- Born: Russell Frank Weigley July 2, 1930 Reading, Pennsylvania, U.S.
- Died: March 3, 2004 (aged 73) Philadelphia, Pennsylvania, U.S.
- Occupation(s): Professor, author, historian
- Spouse: Emma Seifrit
- Children: Jared, Catherine

= Russell Weigley =

American historian

Russell Frank Weigley (WY-glee) (July 2, 1930 – March 3, 2004) was the Distinguished University Professor of History at Temple University in Philadelphia, Pennsylvania, and a noted military historian. His research and teaching interests centered on American and world military history, World War II, and the American Civil War. One of Weigley's most widely received contributions to research is his hypothesis of a specifically American Way of War, i.e. an approach to strategy and military operations, that, while not predetermined, is distinct to the United States because of cultural and historical constraints.

==Education and career==
Weigley was born in Reading, Pennsylvania, on July 2, 1930. He graduated from Albright College in 1952, attended the University of Pennsylvania for his master's degree and doctorate, and wrote his dissertation under Pulitzer Prize-winning historian, Roy F. Nichols. It was published as Quartermaster General of the Union Army: A Biography of M.C. Meigs (Columbia University Press, 1959).

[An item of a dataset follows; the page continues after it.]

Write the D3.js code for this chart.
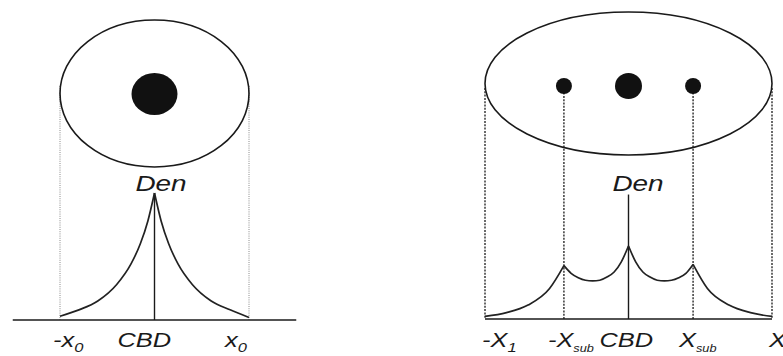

After receiving his degree, Weigley taught at Penn from 1956 to 1958, and from 1958 to 1962 at Drexel University. Then he joined the faculty at Temple as an associate professor and remained until his retirement in 1998 as Distinguished University Professor. The school considered him the heart and soul of the history department, and at one point he had over 30 PhD candidates working under him concurrently. He also was a visiting professor at Dartmouth College and the U.S. Army War College at Carlisle, Pennsylvania.

==Scholarship and ideas==
Weigley's graduate teaching emphasized military history defined in a broadly comprehensive way, including operational, combat history but also extending to the larger issues of war and its significance; to the history of ideas about war, peace, and the armed forces; and to the place of the soldier in the state and in society.

==Honors and awards==
Weigley was awarded a John Simon Guggenheim Memorial Foundation Fellowship, 1969–70. He received the Athenaeum Literary Award in 1983. In 1989, he was awarded the Samuel Eliot Morison Prize of the American Military Institute. In 1992, Age of Battles received the Distinguished Book Award given by the American Military Institute. He has served as president of the Historical Society of Pennsylvania and the American Military Institute. In recognition of his scholarly achievements, Weigley was named Distinguished University Professor at Temple in 1985. He was elected to the American Philosophical Society in 1993.

==Death==
Weigley died in Philadelphia on March 3, 2004, of a heart attack. He was survived by his wife of 40 years, Emma Seifrit Weigley (1933–2020), his son Jared, and his daughter Catherine.

==Selected works==
- Quartermaster General of the Union Army: A Biography of M.C. Meigs. Columbia University Press, 1959.
- Towards an American Army: Military Thought from Washington to Marshall (1962)
- History of the United States Army (1967)
- "The Partisan War: The South Carolina Campaign of 1780–1782. University of South Carolina Press, 1970.
- The American Way of War: A History of United States Military Strategy and Policy, Macmillan Publishing, New York (1973)
- New Dimensions in Military History: An Anthology Edited by Russell F. Weigley. San Rafael, CA: Presidio Press, (1975)
- "American Strategy from its Beginnings through the First World War." In Peter Paret, Ed. with Gordon A. Craig and Felix Gilbert, Makers of Modern Strategy from Machiavelli to the Nuclear Ages. Princeton University Press, 1986.
- Eisenhower's Lieutenants: The Campaign of France and Germany, 1944–1945 (1981)
- "The Origin and Prevention of Major Wars." The Journal of Military History (January 1990) with Robert I. Rotberg and Theodore K. Rabb.
- The Age of Battles: The Quest for Decisive Warfare from Breitenfeld to Waterloo (1991)
- "The Chairman: John J. McCloy, the Making of the American Establishment." Political Science Quarterly (January 1992) with Kai Bird.
- "The American Military and the Principle of Civilian Control From McClellan to Powell." The Journal of Military History (January 1993).
- A Great Civil War: A Military and Political History, 1861 – 1865 (2000)
- "Normandy and Falaise: A Critique of Allied Operational Planning in 1944", In Michael E. Krause, R. Cody Phillips, Eds. Historical Perspectives of the Operational Art. Washington, D.C.: Center of Military History, United States Army, 2007, 393-414.
- "Reflections on 'Lessons' from Vietnam", in Peter Braestrup, Ed. Vietnam as History: Ten Years after the Paris Accords. Washington, D.C.: University Press of America, 1984, 115–124.